There are currently up to 300 combinations of various metals that can be joined this way. Bimetals produced by explosion welding increase equipment reliability and decrease product costs. This is because of the reduction in the use of expensive metals by layering them over a less costly base material.
Cold welding
Cold welding is probably the most ancient way to connect metals. It is believed to have been used as early as the 8th-9th centuries BC to manufacture products from nuggets of precious metals. In the late Bronze Age, people worked malleable metals like gold, silver and copper with stone hammers. That process taught our ancestors that pieces of these metals could be easily joined even without using an external heat source.

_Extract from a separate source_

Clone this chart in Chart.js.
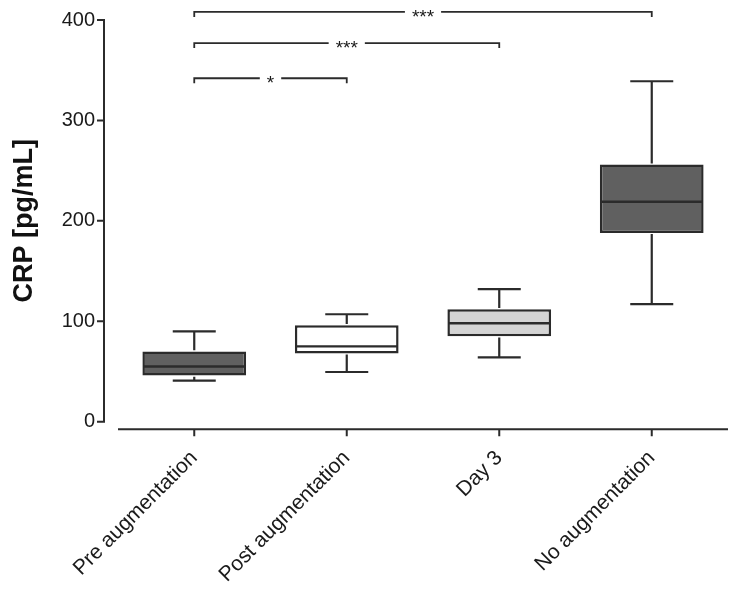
<!DOCTYPE html>
<html><head><meta charset="utf-8">
<script src="https://cdn.jsdelivr.net/npm/chart.js@4"></script>
<style>html,body{margin:0;padding:0;background:#fff}#wrap{width:738px;height:591px}</style>
</head><body><div id="wrap"><canvas id="c" width="738" height="591"></canvas></div>
<script>
const categories = ['Pre augmentation', 'Post augmentation', 'Day 3', 'No augmentation'];
const whiskerLow  = [41, 49.5, 64, 117];
const q1          = [46, 68, 85, 188];
const median      = [55, 75, 98, 219];
const q3          = [70, 96, 112, 256];
const whiskerHigh = [90, 107, 132, 339];
const yTicks = [0, 100, 200, 300, 400];
const compFrom  = [0, 0, 0];
const compTo    = [3, 2, 1];
const compLabel = ['***', '***', '*'];
const compY     = [408, 377, 342];
const boxColors = ['#606060', '#ffffff', '#d4d4d4', '#606060'];

const FONT = "'Liberation Sans', Arial, Helvetica, sans-serif";
const INK = '#2b2b2b';

const boxExtras = {
  id: 'boxExtras',
  afterDatasetsDraw(chart) {
    const ctx = chart.ctx, y = chart.scales.y;
    const meta = chart.getDatasetMeta(0);
    ctx.save();
    ctx.strokeStyle = INK;
    ctx.lineCap = 'butt';
    meta.data.forEach((bar, i) => {
      const x = bar.x, hw = bar.width / 2, cap = 21.5;
      ctx.lineWidth = 2.2;
      ctx.beginPath();
      ctx.moveTo(x, y.getPixelForValue(q3[i]) - 1.2);
      ctx.lineTo(x, y.getPixelForValue(whiskerHigh[i]));
      ctx.moveTo(x, y.getPixelForValue(q1[i]) + 1.2);
      ctx.lineTo(x, y.getPixelForValue(whiskerLow[i]));
      ctx.moveTo(x - cap, y.getPixelForValue(whiskerHigh[i]));
      ctx.lineTo(x + cap, y.getPixelForValue(whiskerHigh[i]));
      ctx.moveTo(x - cap, y.getPixelForValue(whiskerLow[i]));
      ctx.lineTo(x + cap, y.getPixelForValue(whiskerLow[i]));
      ctx.stroke();
      ctx.lineWidth = 2.4;
      ctx.beginPath();
      ctx.moveTo(x - hw + 1, y.getPixelForValue(median[i]));
      ctx.lineTo(x + hw - 1, y.getPixelForValue(median[i]));
      ctx.stroke();
    });
    ctx.restore();
  }
};

const axesAndBrackets = {
  id: 'axesAndBrackets',
  afterDraw(chart) {
    const ctx = chart.ctx, xs = chart.scales.x, ys = chart.scales.y, ca = chart.chartArea;
    ctx.save();
    ctx.strokeStyle = INK;
    ctx.lineWidth = 2;
    const ax = ca.left - 14;
    ctx.beginPath();
    ctx.moveTo(ax, ys.getPixelForValue(400) - 1);
    ctx.lineTo(ax, ys.getPixelForValue(0) + 1);
    yTicks.forEach(v => {
      const py = ys.getPixelForValue(v);
      ctx.moveTo(ax - 7, py);
      ctx.lineTo(ax, py);
    });
    ctx.stroke();
    const ay = ys.getPixelForValue(0) + 7.6;
    ctx.beginPath();
    ctx.moveTo(ca.left, ay);
    ctx.lineTo(ca.right, ay);
    categories.forEach((c, i) => {
      const px = xs.getPixelForValue(i);
      ctx.moveTo(px, ay);
      ctx.lineTo(px, ay + 7);
    });
    ctx.stroke();
    ctx.lineWidth = 1.8;
    ctx.font = '19px ' + FONT;
    ctx.fillStyle = '#1a1a1a';
    ctx.textAlign = 'center';
    ctx.textBaseline = 'alphabetic';
    compLabel.forEach((lab, k) => {
      const x1 = xs.getPixelForValue(compFrom[k]);
      const x2 = xs.getPixelForValue(compTo[k]);
      const py = ys.getPixelForValue(compY[k]);
      const mid = (x1 + x2) / 2;
      const tw = ctx.measureText(lab).width;
      const gap = tw / 2 + 7;
      ctx.beginPath();
      ctx.moveTo(x1, py + 5);
      ctx.lineTo(x1, py);
      ctx.lineTo(mid - gap, py);
      ctx.moveTo(mid + gap, py);
      ctx.lineTo(x2, py);
      ctx.lineTo(x2, py + 5);
      ctx.stroke();
      ctx.fillText(lab, mid, py + 11);
    });
    ctx.restore();
  }
};

new Chart(document.getElementById('c'), {
  type: 'bar',
  data: {
    labels: categories,
    datasets: [{
      data: q1.map((v, i) => [v, q3[i]]),
      backgroundColor: boxColors,
      borderColor: INK,
      borderWidth: 2.5,
      borderSkipped: false,
      barPercentage: 0.68,
      categoryPercentage: 1
    }]
  },
  options: {
    responsive: false,
    devicePixelRatio: 1,
    animation: false,
    layout: { padding: { top: 20, right: 10, left: 0, bottom: 0 } },
    plugins: { legend: { display: false }, tooltip: { enabled: false } },
    scales: {
      x: {
        type: 'category',
        grid: { display: false, drawTicks: false },
        border: { display: false },
        ticks: {
          autoSkip: false, maxRotation: 45, minRotation: 45,
          font: { family: FONT, size: 21 }, color: '#1a1a1a', padding: 24
        },
        afterFit(s) { s.height = 591 - 421.7; s.paddingLeft = 0; s.paddingRight = 0; s.paddingTop = 0; s.paddingBottom = 0; }
      },
      y: {
        min: 0, max: 400,
        grid: { display: false, drawTicks: false },
        border: { display: false },
        ticks: { stepSize: 100, font: { family: FONT, size: 20 }, color: '#1a1a1a', padding: 23 },
        title: {
          display: true, text: 'CRP [pg/mL]', color: '#111',
          font: { family: FONT, size: 27, weight: 'bold' },
          padding: { top: 8, bottom: 0 }
        },
        afterFit(s) { s.width = 118; s.paddingTop = 0; s.paddingBottom = 0; s.paddingLeft = 0; s.paddingRight = 0; }
      }
    }
  },
  plugins: [boxExtras, axesAndBrackets]
});
</script>
</body></html>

Those were basically the earliest attempts at cold welding. It was used to first increase the size of metal products, then to produce decorations. Modern researchers adopted cold welding as an integral part of materials science in the 1940s.
However, the application of this method is limited to malleable metals that can be firmly joined through friction, compression or impact. Silver, aluminium, lead, copper, zinc, nickel and some other materials can be joined by cold welding. For this purpose, it is necessary to have two clean, smooth surfaces of the same metal.
The main advantage of cold welding is the absence of impurities in the weld, which are practically inevitable when electric or gas welding is used. For this reason, it is widely applied in electronics and electrical engineering, where it is important to use pure metals such as copper and aluminium to conduct current. Nanotechnology is one of the most promising modern methods for welding metals without heat. It has already been proven that micro particles and nanoparticles of metals can be joined without even applying pressure through just a few seconds of contact.
The term “cold welding” also has another meaning that can appear misleading. Today, adhesives can be found in many shops under the same name. Generally, this is a two-component compound based on an epoxy resin. It can be used to perform emergency repairs, such as sealing a hole or crack, or connecting a broken metal part, to solve a problem until a welder arrives. And if it is a gas welder, you can ask for a piece of calcium carbide to remind you of childhood.